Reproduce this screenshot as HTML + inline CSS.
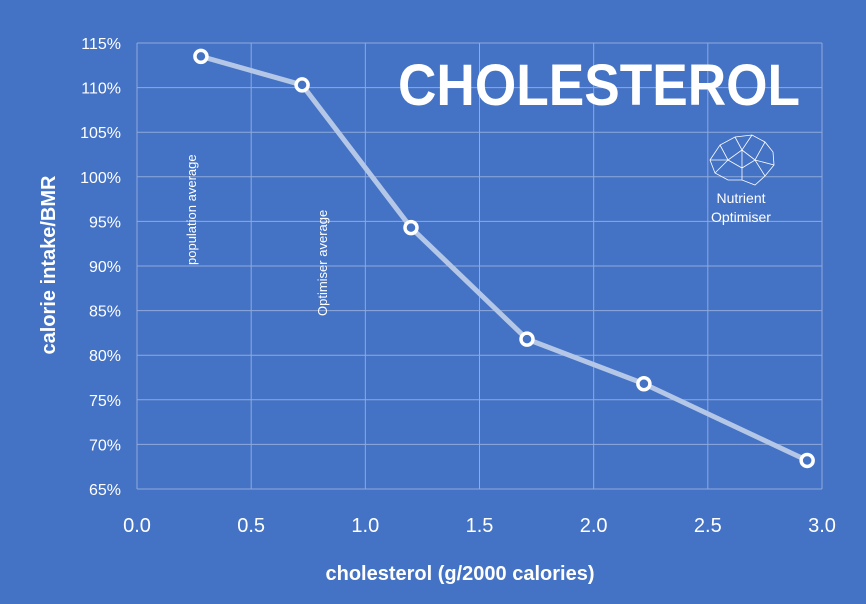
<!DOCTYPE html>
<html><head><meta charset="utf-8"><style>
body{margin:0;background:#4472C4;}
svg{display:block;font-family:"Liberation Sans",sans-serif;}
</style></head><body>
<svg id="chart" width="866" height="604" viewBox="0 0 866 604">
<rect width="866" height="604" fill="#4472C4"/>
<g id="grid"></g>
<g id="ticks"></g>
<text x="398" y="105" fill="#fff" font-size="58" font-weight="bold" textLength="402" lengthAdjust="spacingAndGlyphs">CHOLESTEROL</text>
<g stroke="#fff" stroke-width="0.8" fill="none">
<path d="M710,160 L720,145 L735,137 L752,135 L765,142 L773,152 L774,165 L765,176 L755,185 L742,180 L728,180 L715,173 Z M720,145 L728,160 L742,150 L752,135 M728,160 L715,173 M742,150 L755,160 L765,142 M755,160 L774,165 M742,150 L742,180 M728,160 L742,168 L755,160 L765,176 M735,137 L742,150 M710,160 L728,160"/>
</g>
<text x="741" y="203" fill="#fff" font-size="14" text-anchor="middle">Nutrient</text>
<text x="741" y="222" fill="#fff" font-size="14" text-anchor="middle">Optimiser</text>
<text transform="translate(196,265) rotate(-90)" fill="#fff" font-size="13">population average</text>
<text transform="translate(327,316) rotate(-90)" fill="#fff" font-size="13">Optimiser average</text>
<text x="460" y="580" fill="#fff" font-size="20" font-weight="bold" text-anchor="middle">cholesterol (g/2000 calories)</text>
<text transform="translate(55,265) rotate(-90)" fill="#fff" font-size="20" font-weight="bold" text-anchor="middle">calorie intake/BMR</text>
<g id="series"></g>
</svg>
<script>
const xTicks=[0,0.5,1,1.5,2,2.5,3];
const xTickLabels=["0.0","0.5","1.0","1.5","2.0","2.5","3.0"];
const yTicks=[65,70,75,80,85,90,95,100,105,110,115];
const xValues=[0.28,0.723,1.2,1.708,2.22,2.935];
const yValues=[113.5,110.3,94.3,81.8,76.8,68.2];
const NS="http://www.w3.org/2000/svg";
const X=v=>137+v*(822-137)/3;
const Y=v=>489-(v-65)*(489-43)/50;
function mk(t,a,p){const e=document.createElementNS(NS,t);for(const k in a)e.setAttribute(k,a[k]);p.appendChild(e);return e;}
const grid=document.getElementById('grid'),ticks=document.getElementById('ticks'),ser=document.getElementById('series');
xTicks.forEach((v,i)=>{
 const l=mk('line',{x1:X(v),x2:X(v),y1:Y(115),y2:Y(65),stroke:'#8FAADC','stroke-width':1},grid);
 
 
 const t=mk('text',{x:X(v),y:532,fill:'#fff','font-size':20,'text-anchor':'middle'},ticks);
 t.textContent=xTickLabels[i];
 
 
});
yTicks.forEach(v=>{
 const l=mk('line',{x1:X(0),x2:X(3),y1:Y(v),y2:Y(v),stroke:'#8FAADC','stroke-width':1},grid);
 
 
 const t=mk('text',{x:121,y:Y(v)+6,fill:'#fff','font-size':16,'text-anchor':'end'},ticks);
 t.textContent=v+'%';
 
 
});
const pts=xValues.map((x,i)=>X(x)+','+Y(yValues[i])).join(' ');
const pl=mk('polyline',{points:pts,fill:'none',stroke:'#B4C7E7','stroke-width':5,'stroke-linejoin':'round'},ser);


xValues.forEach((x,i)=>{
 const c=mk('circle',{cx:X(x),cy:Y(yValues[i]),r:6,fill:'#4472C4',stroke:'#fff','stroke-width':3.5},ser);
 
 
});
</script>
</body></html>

------------

● The exercise: Give an exact reproduction of every line, leaving out any picture.

● Task answer:
Reproduce this screenshot as HTML + inline CSS.
<!DOCTYPE html>
<html><head><meta charset="utf-8"><style>
body{margin:0;background:#4472C4;}
svg{display:block;font-family:"Liberation Sans",sans-serif;}
</style></head><body>
<svg id="chart" width="866" height="604" viewBox="0 0 866 604">
<rect width="866" height="604" fill="#4472C4"/>
<g id="grid"></g>
<g id="ticks"></g>
<text x="398" y="105" fill="#fff" font-size="58" font-weight="bold" textLength="402" lengthAdjust="spacingAndGlyphs">CHOLESTEROL</text>
<g stroke="#fff" stroke-width="0.8" fill="none">
<path d="M710,160 L720,145 L735,137 L752,135 L765,142 L773,152 L774,165 L765,176 L755,185 L742,180 L728,180 L715,173 Z M720,145 L728,160 L742,150 L752,135 M728,160 L715,173 M742,150 L755,160 L765,142 M755,160 L774,165 M742,150 L742,180 M728,160 L742,168 L755,160 L765,176 M735,137 L742,150 M710,160 L728,160"/>
</g>
<text x="741" y="203" fill="#fff" font-size="14" text-anchor="middle">Nutrient</text>
<text x="741" y="222" fill="#fff" font-size="14" text-anchor="middle">Optimiser</text>
<text transform="translate(196,265) rotate(-90)" fill="#fff" font-size="13">population average</text>
<text transform="translate(327,316) rotate(-90)" fill="#fff" font-size="13">Optimiser average</text>
<text x="460" y="580" fill="#fff" font-size="20" font-weight="bold" text-anchor="middle">cholesterol (g/2000 calories)</text>
<text transform="translate(55,265) rotate(-90)" fill="#fff" font-size="20" font-weight="bold" text-anchor="middle">calorie intake/BMR</text>
<g id="series"></g>
</svg>
<script>
const xTicks=[0,0.5,1,1.5,2,2.5,3];
const xTickLabels=["0.0","0.5","1.0","1.5","2.0","2.5","3.0"];
const yTicks=[65,70,75,80,85,90,95,100,105,110,115];
const xValues=[0.28,0.723,1.2,1.708,2.22,2.935];
const yValues=[113.5,110.3,94.3,81.8,76.8,68.2];
const NS="http://www.w3.org/2000/svg";
const X=v=>137+v*(822-137)/3;
const Y=v=>489-(v-65)*(489-43)/50;
function mk(t,a,p){const e=document.createElementNS(NS,t);for(const k in a)e.setAttribute(k,a[k]);p.appendChild(e);return e;}
const grid=document.getElementById('grid'),ticks=document.getElementById('ticks'),ser=document.getElementById('series');
xTicks.forEach((v,i)=>{
 const l=mk('line',{x1:X(v),x2:X(v),y1:Y(115),y2:Y(65),stroke:'#8FAADC','stroke-width':1},grid);
 
 
 const t=mk('text',{x:X(v),y:532,fill:'#fff','font-size':20,'text-anchor':'middle'},ticks);
 t.textContent=xTickLabels[i];
 
 
});
yTicks.forEach(v=>{
 const l=mk('line',{x1:X(0),x2:X(3),y1:Y(v),y2:Y(v),stroke:'#8FAADC','stroke-width':1},grid);
 
 
 const t=mk('text',{x:121,y:Y(v)+6,fill:'#fff','font-size':16,'text-anchor':'end'},ticks);
 t.textContent=v+'%';
 
 
});
const pts=xValues.map((x,i)=>X(x)+','+Y(yValues[i])).join(' ');
const pl=mk('polyline',{points:pts,fill:'none',stroke:'#B4C7E7','stroke-width':5,'stroke-linejoin':'round'},ser);


xValues.forEach((x,i)=>{
 const c=mk('circle',{cx:X(x),cy:Y(yValues[i]),r:6,fill:'#4472C4',stroke:'#fff','stroke-width':3.5},ser);
 
 
});
</script>
</body></html>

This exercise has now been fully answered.